Ratings feed benchmark indexes (MSCI ESG Leaders, FTSE4Good), fund-level sustainability labels (Morningstar Globes), and regulatory classifications under SFDR in Europe.
The Intuition
Investors need a second opinion on companies the way they need credit ratings. The rater's job is to translate sprawling sustainability reports into a comparable grade so a portfolio manager can screen a thousand names at once. The problem: there is no agreed definition of "ESG performance," so each vendor builds its own.
The two leaders took fundamentally different routes. MSCI measures relative standing inside an industry. Sustainalytics measures absolute residual risk after management efforts. Those choices drive most of the disagreement.
How It Works
MSCI ESG Ratings
- Scale: Seven-band letter grade from AAA (Leader) down through AA, A, BBB, BB, B to CCC (Laggard).
- Logic: Industry-relative. MSCI identifies the "key issues" material to each Global Industry Classification Standard (GICS) sub-industry, scores the company on those issues, and ranks it against peers.
- Output categories: Leaders (AAA, AA), Average (A, BBB, BB), Laggards (B, CCC).
- Meaning: An AAA in tobacco does not mean tobacco is safe.

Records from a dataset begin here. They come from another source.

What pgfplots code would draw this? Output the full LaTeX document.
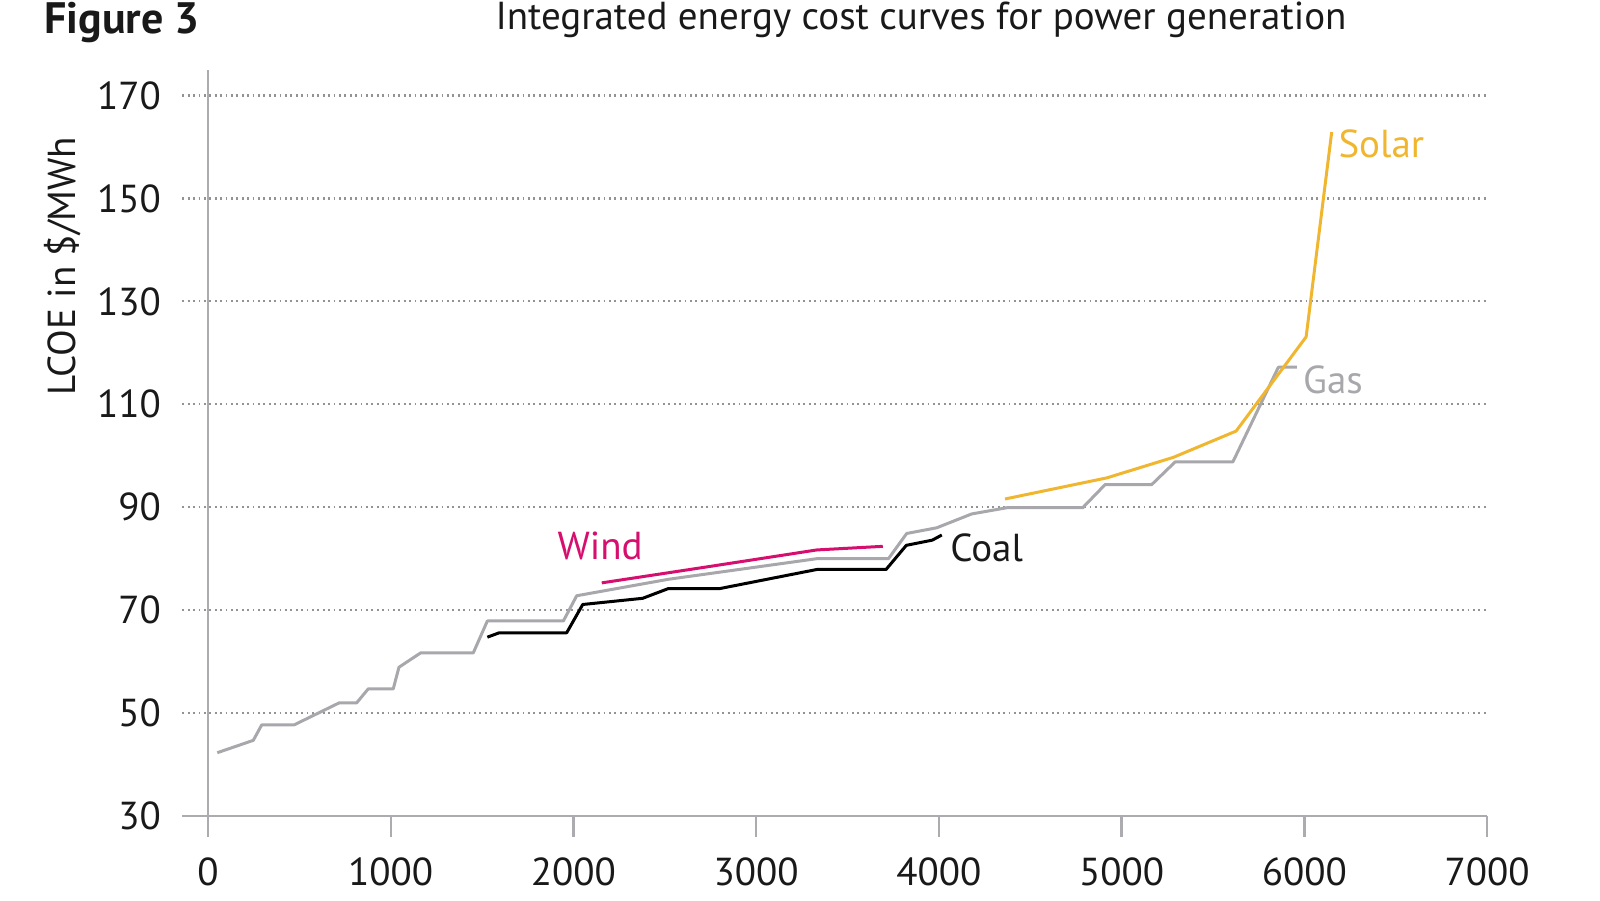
\documentclass[border=0pt]{standalone}
\usepackage{fontspec}
\setmainfont{PT Sans}
\usepackage{pgfplots}
\pgfplotsset{compat=1.18}
\definecolor{gasgray}{RGB}{168,168,172}
\definecolor{axgray}{RGB}{172,172,176}
\definecolor{windc}{RGB}{214,14,110}
\definecolor{solarc}{RGB}{240,182,48}
\definecolor{txt}{RGB}{25,25,25}
\begin{document}
\begin{tikzpicture}
\path[use as bounding box] (0,0) rectangle (800pt,450pt);
\node[anchor=base west, font=\fontsize{22}{25}\selectfont\bfseries, inner sep=0, text=txt] at (22pt,433pt) {Figure 3};
\node[anchor=base, font=\fontsize{19.5}{22}\selectfont, inner sep=0, text=txt] at (460.5pt,435pt) {Integrated energy cost curves for power generation};
\node[rotate=90, font=\fontsize{19.5}{22}\selectfont, inner sep=0, text=txt] at (31.5pt,317pt) {LCOE in \$/MWh};
\begin{axis}[
  at={(91.2pt,42pt)}, anchor=south west,
  scale only axis, width=652.3pt, height=373.1pt,
  xmin=-140, xmax=7000, ymin=30, ymax=175,
  axis lines*=left,
  y axis line style={draw=none},
  x axis line style={draw=axgray, line width=1.2pt},
  xtick={0,1000,...,7000},
  ytick={30,50,...,170},
  tick align=outside,
  major tick length=10.5pt,
  x tick style={draw=axgray, line width=1.2pt},
  y tick style={draw=none},
  ymajorgrids,
  major grid style={draw=gray!85, line width=1.1pt, dash pattern=on 0.9pt off 1.8pt},
  ticklabel style={font=\fontsize{19.5}{22}\selectfont, text=txt, inner sep=0pt},
  xticklabel style={anchor=north, yshift=-10pt},
  yticklabel style={anchor=east},
  /pgf/number format/.cd, 1000 sep={}, assume math mode=true,
]
% y axis line at x = 0
\draw[axgray, line width=1.2pt] (axis cs:0,175) -- (axis cs:0,30);
% Gas
\addplot[gasgray, line width=1.5pt, line join=round] coordinates {
(51,42.3) (248,44.7) (294,47.7) (471,47.7) (719,52.0) (814,52.0) (877,54.7) (1014,54.7)
(1045,58.9) (1164,61.7) (1452,61.7) (1529,67.9) (1945,67.9) (2018,72.8) (2520,76.0)
(3332,80.0) (3724,80.0) (3824,84.9) (3988,86.0) (4180,88.7) (4372,89.9) (4787,89.9)
(4910,94.4) (5165,94.4) (5293,98.8) (5609,98.8) (5858,117.2) (5959,117.2)};
% Coal
\addplot[black, line width=1.5pt, line join=round] coordinates {
(1529,64.75) (1594,65.6) (1963,65.6) (2051,71.1) (2379,72.3) (2520,74.2) (2802,74.2)
(3332,77.9) (3711,77.9) (3822,82.6) (3964,83.6) (4016,84.6)};
% Wind
\addplot[windc, line width=1.5pt, line join=round] coordinates {
(2155,75.3) (2748,78.5) (3332,81.7) (3693,82.4)};
% Solar
\addplot[solarc, line width=1.5pt, line join=round] coordinates {
(4362,91.6) (4919,95.7) (5284,99.7) (5627,104.8) (6010,123.1) (6150,162.9)};
\node[font=\fontsize{19.5}{22}\selectfont, text=windc, inner sep=0] at (axis cs:2146,82.4) {Wind};
\node[font=\fontsize{19.5}{22}\selectfont, text=txt, anchor=west, inner sep=0] at (axis cs:4061,82.2) {Coal};
\node[font=\fontsize{19.5}{22}\selectfont, text=gasgray, anchor=west, inner sep=0] at (axis cs:5992,114.8) {Gas};
\node[font=\fontsize{19.5}{22}\selectfont, text=solarc, anchor=west, inner sep=0] at (axis cs:6185,160.7) {Solar};
\end{axis}
\end{tikzpicture}
\end{document}
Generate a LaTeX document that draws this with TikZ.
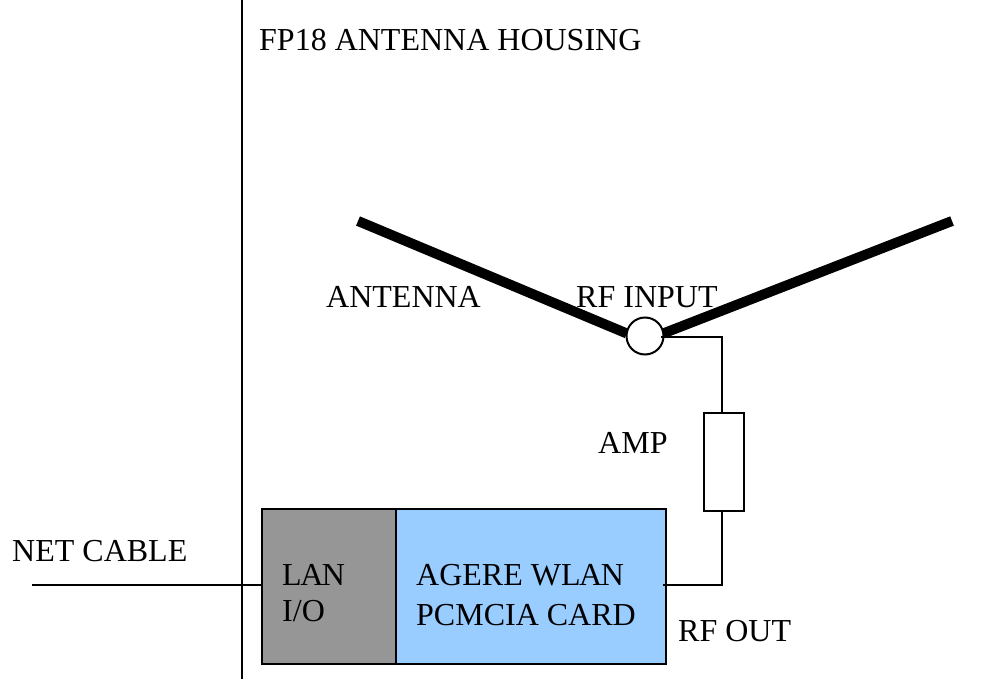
\documentclass[tikz,border=0pt]{standalone}
\usepackage{fontspec}
\setmainfont{Liberation Serif}
\definecolor{cardblue}{HTML}{99CCFF}
\definecolor{langrey}{HTML}{969696}
\tikzset{
  wire/.style={draw=black,line width=2pt},
  arm/.style={draw=black,line width=10pt},
  lbl/.style={inner sep=0pt,anchor=base west,font=\fontsize{32}{36}\selectfont},
  box/.style={draw=black,line width=2pt,inner sep=0pt,outer sep=0pt,anchor=north west}
}
\begin{document}
\begin{tikzpicture}[x=1pt,y=-1pt]
\useasboundingbox (0,0) rectangle (1000,679);
\coordinate (hTL) at (242,0);
\coordinate (hBL) at (242,679);
\draw[wire] (hTL) -- (hBL);
\node[lbl] (title) at (259,50.5) {FP18 ANTENNA HOUSING};
\coordinate (armL) at (358,221);
\coordinate (armR) at (952,221);
\node[circle,draw=black,line width=2pt,minimum size=37pt,inner sep=0pt,outer sep=0pt] (rf) at (645,336) {};
\draw[arm] (armL) -- (rf.172);
\draw[arm] (armR) -- (rf.8);
\node[lbl] (antenna) at (326,307) {ANTENNA};
\node[lbl] (rfin) at (576,307) {RF INPUT};
\node[box,minimum width=40pt,minimum height=98pt] (amp) at (704,413) {};
\node[lbl] (amplbl) at (598,453.5) {AMP};
\node[box,fill=langrey,minimum width=134pt,minimum height=155pt] (lan) at (262,509) {};
\node[box,fill=cardblue,minimum width=270pt,minimum height=155pt] (card) at (396,509) {};
\node[lbl] (lan1) at (282,585) {L\kern-1.5pt A\kern-1.5pt N};
\node[lbl] (lan2) at (282,621) {I/O};
\node[lbl] (c1) at (416,585) {AGERE WL\kern-1.5pt A\kern-1.5pt N};
\node[lbl] (c2) at (416,625) {PCMCIA CARD};
\node[lbl] (rfout) at (678,641) {RF OUT};
\node[lbl] (net) at (12,561) {NET CABLE};
\coordinate (netend) at (32,585);
\coordinate (cardout) at (663,585);
\coordinate (rfout1) at (661,337);
\draw[wire] (netend) -- (lan.west |- netend);
\draw[wire] (rfout1) -| (amp.north -| 722,0);
\draw[wire] (amp.south -| 722,0) |- (cardout);
\end{tikzpicture}
\end{document}
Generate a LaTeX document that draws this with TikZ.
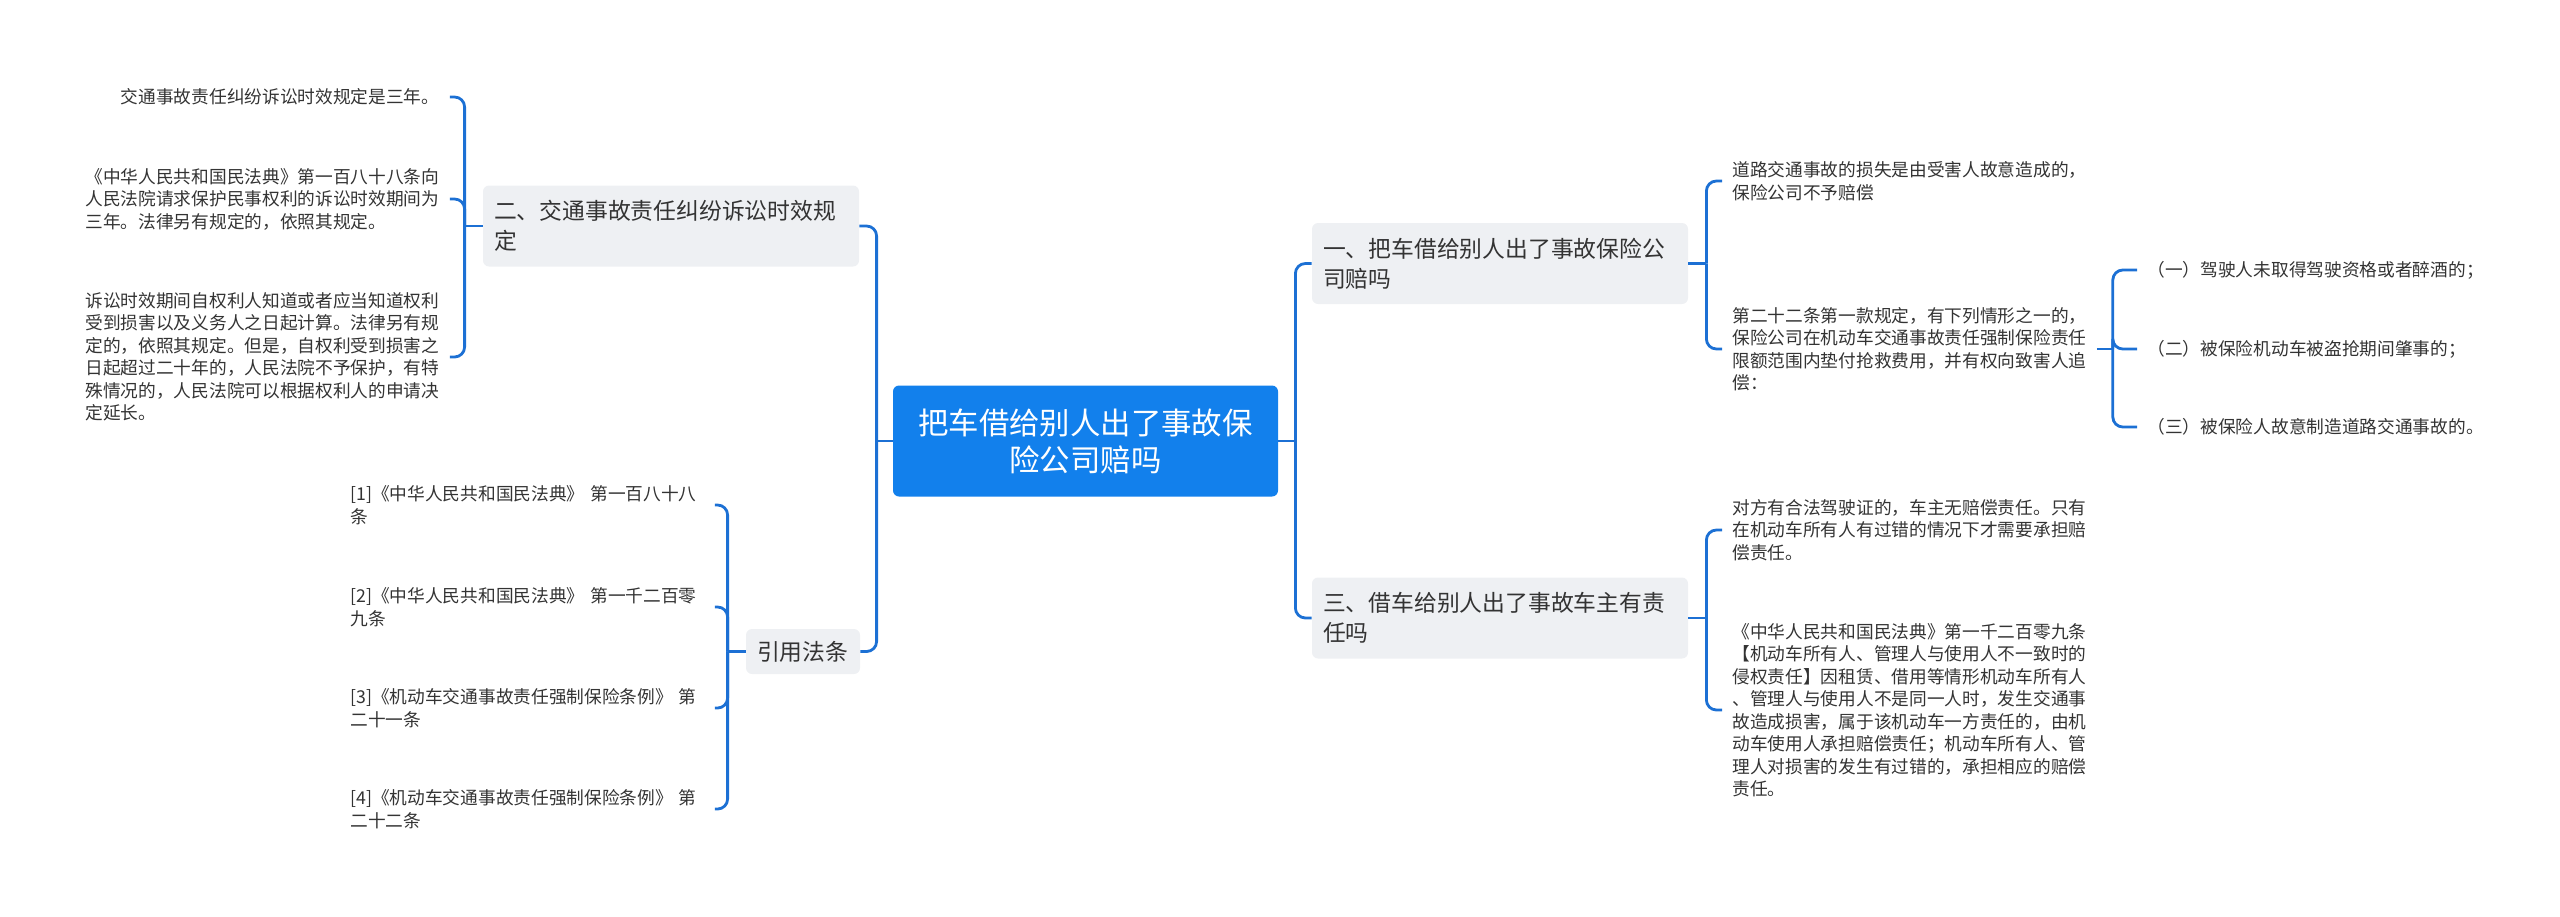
\documentclass[tikz,border=0pt]{standalone}
\usepackage{fontspec}
\setmainfont{Noto Sans CJK SC}
\usepackage{xcolor}
\definecolor{mapBlue}{RGB}{18, 128, 236}
\definecolor{mapLine}{RGB}{28, 112, 212}
\definecolor{mapGray}{RGB}{238, 240, 243}
\definecolor{mapText}{RGB}{51, 51, 51}
\usepackage{tikz}
\usetikzlibrary{positioning}

\begin{document}
\begin{tikzpicture}[
    x=0.5pt, y=-0.5pt,
    rootNode/.style={
        rectangle, rounded corners=3pt,
        fill=mapBlue, text=white,
        font=\fontsize{15.2}{18.5}\selectfont, align=center,
        inner sep=0pt, minimum width=192.5pt, minimum height=55.5pt
    },
    topicNode/.style={
        rectangle, rounded corners=3pt,
        fill=mapGray, text=mapText,
        font=\fontsize{11.4}{15}\selectfont, align=left,
        text width=177pt, inner xsep=5.5pt, inner ysep=0pt,
        minimum height=40.5pt
    },
    leafNode/.style={
        anchor=west, text=mapText,
        font=\fontsize{8.85}{11.25}\selectfont, align=left,
        text width=177pt, inner xsep=5pt, inner ysep=0pt
    },
    branchLink/.style={
        draw=mapLine, line width=1.4pt, rounded corners=5pt
    }
]
    \useasboundingbox (0,0) rectangle (2560,916);

    % Main topics
    \node[rootNode] (root) at (1085.5, 441) {把车借给别人出了事故保\\险公司赔吗};

    \node[topicNode] (limitation) at (671, 226) {二、交通事故责任纠纷诉讼时效规\\定};
    \node[topicNode, text width=46pt, minimum height=22.5pt] (citations) at (803, 651.5) {引用法条};
    \node[topicNode] (insurer) at (1500, 263.5) {一、把车借给别人出了事故保险公\\司赔吗};
    \node[topicNode] (owner) at (1500, 618) {三、借车给别人出了事故车主有责\\任吗};

    % Left leaves
    \node[leafNode] (limitOne) at (75, 97) {\hspace*{2em}交通事故责任纠纷诉讼时效规定是三年。};
    \node[leafNode] (limitTwo) at (75, 199) {《中华人民共和国民法典》第一百八十八条向\\人民法院请求保护民事权利的诉讼时效期间为\\三年。法律另有规定的，依照其规定。};
    \node[leafNode] (limitThree) at (75, 357) {诉讼时效期间自权利人知道或者应当知道权利\\受到损害以及义务人之日起计算。法律另有规\\定的，依照其规定。但是，自权利受到损害之\\日起超过二十年的，人民法院不予保护，有特\\殊情况的，人民法院可以根据权利人的申请决\\定延长。};

    \node[leafNode] (citeOne) at (340, 505) {[1]《中华人民共和国民法典》~第一百八十八\\条};
    \node[leafNode] (citeTwo) at (340, 607) {[2]《中华人民共和国民法典》~第一千二百零\\九条};
    \node[leafNode] (citeThree) at (340, 708) {[3]《机动车交通事故责任强制保险条例》~第\\二十一条};
    \node[leafNode] (citeFour) at (340, 809) {[4]《机动车交通事故责任强制保险条例》~第\\二十二条};

    % Right leaves
    \node[leafNode] (insurerOne) at (1722, 181) {道路交通事故的损失是由受害人故意造成的，\\保险公司不予赔偿};
    \node[leafNode] (insurerTwo) at (1722, 349) {第二十二条第一款规定，有下列情形之一的，\\保险公司在机动车交通事故责任强制保险责任\\限额范围内垫付抢救费用，并有权向致害人追\\偿：};

    \node[leafNode] (caseOne) at (2137, 270) {（一）驾驶人未取得驾驶资格或者醉酒的；};
    \node[leafNode] (caseTwo) at (2137, 349) {（二）被保险机动车被盗抢期间肇事的；};
    \node[leafNode] (caseThree) at (2137, 427) {（三）被保险人故意制造道路交通事故的。};

    \node[leafNode] (ownerOne) at (1722, 530) {对方有合法驾驶证的，车主无赔偿责任。只有\\在机动车所有人有过错的情况下才需要承担赔\\偿责任。};
    \node[leafNode] (ownerTwo) at (1722, 710) {《中华人民共和国民法典》第一千二百零九条\\【机动车所有人、管理人与使用人不一致时的\\侵权责任】因租赁、借用等情形机动车所有人\\、管理人与使用人不是同一人时，发生交通事\\故造成损害，属于该机动车一方责任的，由机\\动车使用人承担赔偿责任；机动车所有人、管\\理人对损害的发生有过错的，承担相应的赔偿\\责任。};

    % Joints
    \coordinate (leftJoint) at ([xshift=-8pt]root.west);
    \coordinate (rightJoint) at ([xshift=8.5pt]root.east);
    \coordinate (limitJoint) at ([xshift=-9pt]limitation.west);
    \coordinate (citeJoint) at ([xshift=-9pt]citations.west);
    \coordinate (insurerJoint) at ([xshift=9pt]insurer.east);
    \coordinate (ownerJoint) at ([xshift=9pt]owner.east);
    \coordinate (caseJoint) at ([xshift=8pt]insurerTwo.east);

    % Connectors
    \draw[branchLink] (root.west) -- (leftJoint);
    \draw[branchLink] (leftJoint) |- (limitation.east);
    \draw[branchLink] (leftJoint) |- (citations.east);
    \draw[branchLink] (root.east) -- (rightJoint);
    \draw[branchLink] (rightJoint) |- (insurer.west);
    \draw[branchLink] (rightJoint) |- (owner.west);

    \draw[branchLink] (limitation.west) -- (limitJoint);
    \draw[branchLink] (limitJoint) |- (limitOne.east);
    \draw[branchLink] (limitJoint) |- (limitTwo.east);
    \draw[branchLink] (limitJoint) |- (limitThree.east);

    \draw[branchLink] (citations.west) -- (citeJoint);
    \draw[branchLink] (citeJoint) |- (citeOne.east);
    \draw[branchLink] (citeJoint) |- (citeTwo.east);
    \draw[branchLink] (citeJoint) |- (citeThree.east);
    \draw[branchLink] (citeJoint) |- (citeFour.east);

    \draw[branchLink] (insurer.east) -- (insurerJoint);
    \draw[branchLink] (insurerJoint) |- (insurerOne.west);
    \draw[branchLink] (insurerJoint) |- (insurerTwo.west);

    \draw[branchLink] (insurerTwo.east) -- (caseJoint);
    \draw[branchLink] (caseJoint) |- (caseOne.west);
    \draw[branchLink] (caseJoint) |- (caseTwo.west);
    \draw[branchLink] (caseJoint) |- (caseThree.west);

    \draw[branchLink] (owner.east) -- (ownerJoint);
    \draw[branchLink] (ownerJoint) |- (ownerOne.west);
    \draw[branchLink] (ownerJoint) |- (ownerTwo.west);

\end{tikzpicture}
\end{document}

It means that firm manages its material ESG risks better than other tobacco firms.
Sustainalytics ESG Risk Rating
- Scale: Numerical 0 to 100, lower is better. Bands are Negligible (0-10), Low (10-20), Medium (20-30), High (30-40), Severe (40+).
- Logic: Absolute unmanaged risk. Sustainalytics calculates exposure to material ESG issues, subtracts management effectiveness, and reports the residual (the "management gap").
- Meaning: A score of 25 means the company has measurable unmanaged ESG risk regardless of how it compares to peers. The rating is directly comparable across industries.
Why Ratings Diverge
Berg, Koelbel, and Rigobon (2022) showed that correlation between raters averages 0.54. They decomposed the gap into three drivers:
- Measurement (56%): different raters score the same indicator differently, because they use different data sources and judgement calls.
- Scope (38%): they pick different indicators, because they disagree on what ESG means.
- Weights (6%): they combine indicators with different weights.
Industry-relative versus absolute framing is a scope decision and a weights decision combined. That alone can push a company from top quartile on one scale to bottom quartile on another.
Worked Example
Consider an integrated oil major. On MSCI, it can receive an A rating because it runs better safety programmes, has a lower emissions intensity than peers, and publishes stronger climate disclosures than rival oil companies. The rating is peer-relative.
On Sustainalytics, the same firm might score a 35 (High Risk) because the business model still carries substantial unmanaged environmental exposure compared to firms in any industry. The two outputs do not contradict. They answer different questions. MSCI answers "Is this the best-run oil major?" Sustainalytics answers "How much unmanaged ESG risk is left in this business?"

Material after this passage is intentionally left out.